Source material
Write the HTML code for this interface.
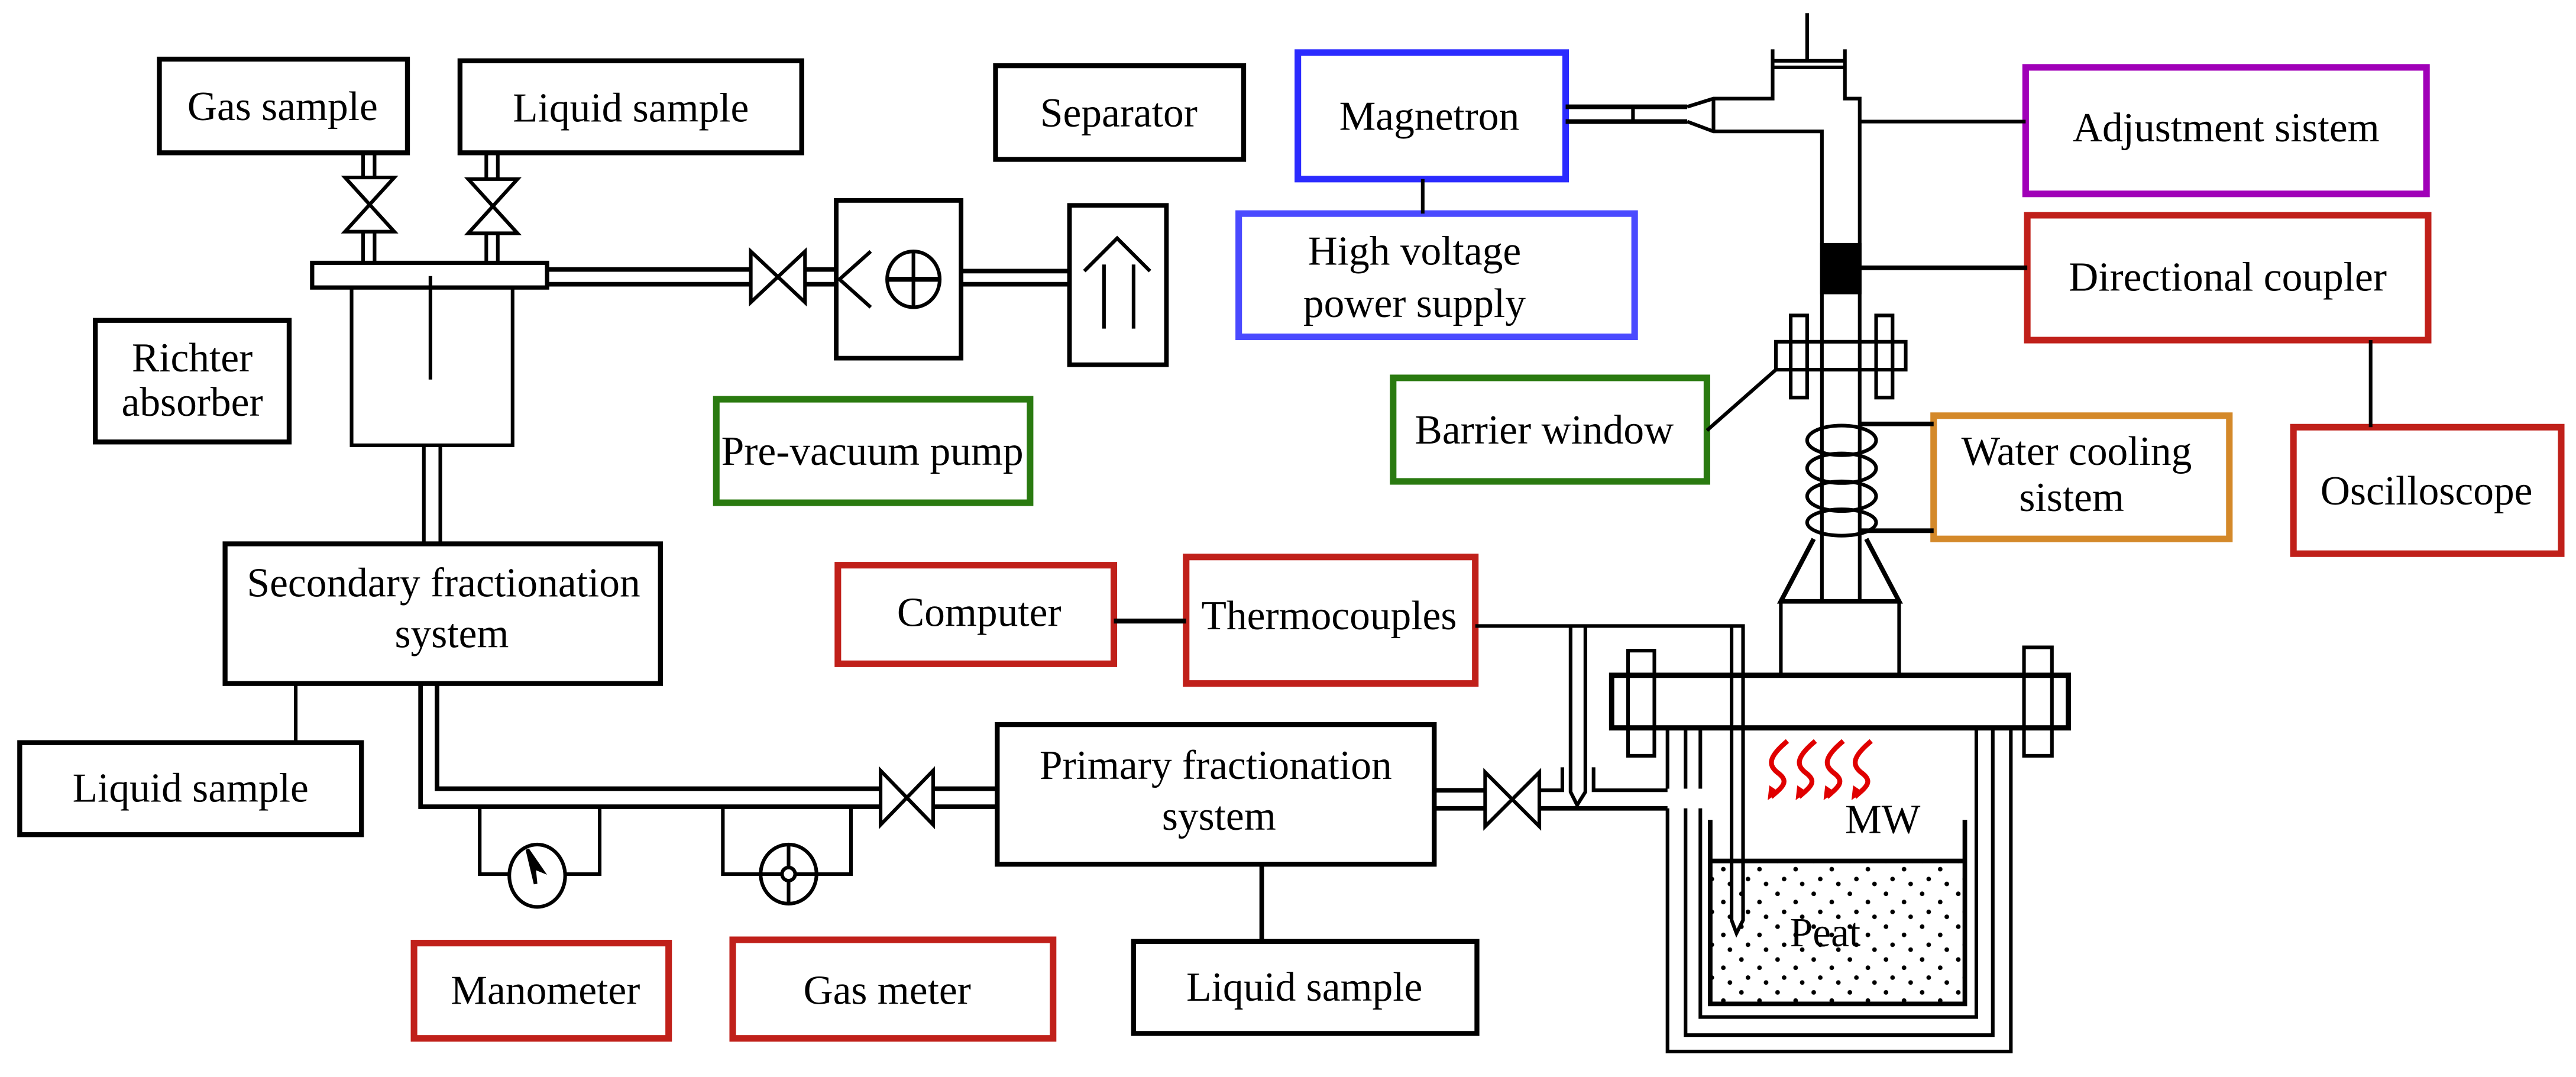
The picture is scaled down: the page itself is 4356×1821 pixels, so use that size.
<!DOCTYPE html>
<html><head><meta charset="utf-8"><style>
html,body{margin:0;padding:0;background:#fff}
svg{display:block}
text{font-family:"Liberation Serif",serif;font-size:25px;fill:#000}
</style></head><body>
<svg width="4356" height="1821" viewBox="0 0 1568 655.5" xmlns="http://www.w3.org/2000/svg">
<defs>
<pattern id="dots" width="22" height="20" patternUnits="userSpaceOnUse">
<circle cx="4" cy="4" r="1.4" fill="#000"/><circle cx="15" cy="9" r="1.4" fill="#000"/><circle cx="8" cy="15" r="1.4" fill="#000"/><circle cx="19" cy="18" r="1.4" fill="#000"/>
</pattern>
</defs>
<g fill="none" stroke="#000" stroke-width="3">
<rect x="97" y="36" width="151" height="57"/>
<rect x="280" y="37" width="208" height="56"/>
<rect x="606" y="40" width="151" height="57"/>
<rect x="58" y="195" width="118" height="74"/>
<rect x="137" y="331" width="265" height="85"/>
<rect x="12" y="452" width="208" height="56"/>
<rect x="607" y="441" width="266" height="85"/>
<rect x="690" y="573" width="209" height="56"/>
</g>
<g fill="none" stroke-width="4">
<rect x="436" y="243" width="191" height="63" stroke="#2a7a10"/>
<rect x="790" y="32" width="163" height="77" stroke="#2b2bff"/>
<rect x="754" y="130" width="241" height="75" stroke="#4a4aff"/>
<rect x="1233" y="41" width="244" height="77" stroke="#a000b8"/>
<rect x="1234" y="131" width="244" height="76" stroke="#c0201a"/>
<rect x="848" y="230" width="191" height="63" stroke="#2a7a10"/>
<rect x="1177" y="253" width="180" height="75" stroke="#d4892a"/>
<rect x="1396" y="260" width="163" height="77" stroke="#c0201a"/>
<rect x="510" y="344" width="168" height="60" stroke="#c0201a"/>
<rect x="722" y="339" width="176" height="77" stroke="#c0201a"/>
<rect x="252" y="574" width="155" height="58" stroke="#c0201a"/>
<rect x="446" y="572" width="195" height="60" stroke="#c0201a"/>
</g>
<g fill="none" stroke="#000" stroke-width="2.2">
<line x1="221" y1="93" x2="221" y2="108"/><line x1="228" y1="93" x2="228" y2="108"/>
<path d="M210 108 H240 L210 141 H240 Z"/>
<line x1="221" y1="141" x2="221" y2="160"/><line x1="228" y1="141" x2="228" y2="160"/>
<line x1="296" y1="93" x2="296" y2="109"/><line x1="303" y1="93" x2="303" y2="109"/>
<path d="M285 109 H315 L285 142 H315 Z"/>
<line x1="296" y1="142" x2="296" y2="160"/><line x1="303" y1="142" x2="303" y2="160"/>
<rect x="190" y="160" width="143" height="15" stroke-width="2.6"/>
<rect x="214" y="175" width="98" height="96"/>
<line x1="262" y1="168" x2="262" y2="231"/>
<line x1="258" y1="271" x2="258" y2="331"/><line x1="268" y1="271" x2="268" y2="331"/>
<line x1="333" y1="164" x2="457" y2="164" stroke-width="2.8"/><line x1="333" y1="173" x2="457" y2="173" stroke-width="2.8"/>
<path d="M457 153 V184 L490 153 V184 Z"/>
<line x1="490" y1="164" x2="509" y2="164" stroke-width="2.8"/><line x1="490" y1="173" x2="509" y2="173" stroke-width="2.8"/>
<rect x="509" y="122" width="76" height="96" stroke-width="2.8"/>
<path d="M530 153 L511 170 L530 187"/>
<ellipse cx="556" cy="170" rx="16" ry="17"/>
<line x1="540" y1="170" x2="572" y2="170" stroke-width="3"/><line x1="556" y1="153" x2="556" y2="187"/>
<line x1="585" y1="165" x2="651" y2="165" stroke-width="2.8"/><line x1="585" y1="173" x2="651" y2="173" stroke-width="2.8"/>
<rect x="651" y="125" width="59" height="97" stroke-width="2.8"/>
<path d="M660 165 L680 145 L700 165"/>
<line x1="672" y1="161" x2="672" y2="200"/><line x1="690" y1="161" x2="690" y2="200"/>
<line x1="866" y1="109" x2="866" y2="130"/>
<line x1="953" y1="65" x2="1027" y2="65" stroke-width="2.8"/><line x1="953" y1="74" x2="1027" y2="74" stroke-width="2.8"/>
<line x1="994" y1="65" x2="994" y2="74"/>
<path d="M1027 65 L1043 60 H1079 V30"/>
<path d="M1027 74 L1043 80 H1109 V366"/>
<line x1="1043" y1="60" x2="1043" y2="80"/>
<path d="M1079 37 H1123 M1079 41 H1123"/>
<line x1="1100" y1="8" x2="1100" y2="37"/>
<path d="M1123 30 V60 H1132 V366"/>
<rect x="1109" y="149" width="23" height="29" fill="#000"/>
<line x1="1132" y1="74" x2="1233" y2="74"/>
<line x1="1132" y1="163" x2="1234" y2="163" stroke-width="2.8"/>
<rect x="1081" y="208" width="79" height="17"/>
<rect x="1090" y="192" width="10" height="50"/><rect x="1142" y="192" width="10" height="50"/>
<line x1="1081" y1="225" x2="1039" y2="262"/>
<line x1="1443" y1="207" x2="1443" y2="260"/>
<line x1="1132" y1="258" x2="1177" y2="258" stroke-width="2.8"/>
<line x1="1132" y1="323" x2="1177" y2="323" stroke-width="2.8"/>
<ellipse cx="1121" cy="268" rx="21" ry="9"/><ellipse cx="1121" cy="285" rx="21" ry="9"/>
<ellipse cx="1121" cy="302" rx="21" ry="9"/><ellipse cx="1121" cy="318" rx="21" ry="8"/>
<path d="M1104 328 L1084 366 H1156 L1136 328" stroke-width="2.8"/>
<rect x="1084" y="366" width="72" height="45"/>
<rect x="981" y="411" width="278" height="32" stroke-width="3.2"/>
<rect x="991" y="396" width="16" height="64"/><rect x="1232" y="394" width="17" height="66"/>
<path d="M1015 492 V640 H1224 V443"/>
<path d="M1026 492 V630 H1213 V443"/>
<path d="M1035 492 V619 H1203 V443"/>
<path d="M1015 443 V480 M1026 443 V480 M1035 443 V480"/>
<rect x="1041" y="524" width="155" height="87" fill="url(#dots)" stroke="none"/>
<path d="M1041 499 V611 H1196 V499" stroke-width="2.8"/>
<line x1="1041" y1="524" x2="1196" y2="524" stroke-width="2.8"/>
<path d="M898 381 H1061 V560 L1057 568 L1054 560 V381"/>
<path d="M956 381 V482 L960 490 L965 482 V381"/>
<path d="M678 378 H722" stroke-width="3"/>
<path d="M256 416 V491 H536" stroke-width="2.8"/>
<path d="M266 416 V480 H536" stroke-width="2.8"/>
<path d="M536 469 V502 L568 469 V502 Z"/>
<line x1="568" y1="480" x2="607" y2="480" stroke-width="2.8"/><line x1="568" y1="491" x2="607" y2="491" stroke-width="2.8"/>
<path d="M292 491 V532 H310 M344 532 H365 V491"/>
<ellipse cx="327" cy="533" rx="17" ry="19"/>
<path d="M321 517 L330 530 L325 528 L326 538 Z" fill="#000"/>
<path d="M440 491 V532 H518 V491"/>
<ellipse cx="480" cy="532" rx="17" ry="18" fill="#fff"/>
<line x1="480" y1="514" x2="480" y2="550"/><line x1="463" y1="532" x2="497" y2="532"/>
<circle cx="480" cy="532" r="4" fill="#fff"/>
<line x1="180" y1="416" x2="180" y2="452"/>
<line x1="768" y1="526" x2="768" y2="573" stroke-width="2.8"/>
<line x1="873" y1="481" x2="904" y2="481" stroke-width="2.8"/><line x1="873" y1="492" x2="904" y2="492" stroke-width="2.8"/>
<path d="M904 470 V503 L937 470 V503 Z"/>
<path d="M937 481 H951 V467 M970 467 V481 H1015"/>
<line x1="937" y1="492" x2="1015" y2="492" stroke-width="2.8"/>
</g>
<g fill="none" stroke="#e00000" stroke-width="3">
<path d="M1088 451 C1076 461 1076 466 1083 471 C1089 476 1085 479 1078 485"/>
<path d="M1105 451 C1093 461 1093 466 1100 471 C1106 476 1102 479 1095 485"/>
<path d="M1122 451 C1110 461 1110 466 1117 471 C1123 476 1119 479 1112 485"/>
<path d="M1139 451 C1127 461 1127 466 1134 471 C1140 476 1136 479 1129 485"/>
</g>
<g fill="#e00000">
<path d="M1076 487 L1077 478 L1083 482 Z"/><path d="M1093 487 L1094 478 L1100 482 Z"/>
<path d="M1110 487 L1111 478 L1117 482 Z"/><path d="M1127 487 L1128 478 L1134 482 Z"/>
</g>
<g text-anchor="middle">
<text x="172" y="73">Gas sample</text>
<text x="384" y="74">Liquid sample</text>
<text x="681" y="77">Separator</text>
<text x="117" y="226">Richter</text>
<text x="117" y="253">absorber</text>
<text x="531" y="283">Pre-vacuum pump</text>
<text x="870" y="79">Magnetron</text>
<text x="861" y="161">High voltage</text>
<text x="861" y="193">power supply</text>
<text x="1355" y="86">Adjustment sistem</text>
<text x="1356" y="177">Directional coupler</text>
<text x="940" y="270">Barrier window</text>
<text x="1264" y="283">Water cooling</text>
<text x="1261" y="311">sistem</text>
<text x="1477" y="307">Oscilloscope</text>
<text x="270" y="363">Secondary fractionation</text>
<text x="275" y="394">system</text>
<text x="116" y="488">Liquid sample</text>
<text x="596" y="381">Computer</text>
<text x="809" y="383">Thermocouples</text>
<text x="740" y="474">Primary fractionation</text>
<text x="742" y="505">system</text>
<text x="794" y="609">Liquid sample</text>
<text x="332" y="611">Manometer</text>
<text x="540" y="611">Gas meter</text>
<text x="1146" y="507">MW</text>
<text x="1111" y="576">Peat</text>
</g>
</svg>
</body></html>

What to produce
Identify every line above that includes the word "size", and show those lines.

Answer to this task
The picture is scaled down: the page itself is 4356×1821 pixels, so use that size.
text{font-family:"Liberation Serif",serif;font-size:25px;fill:#000}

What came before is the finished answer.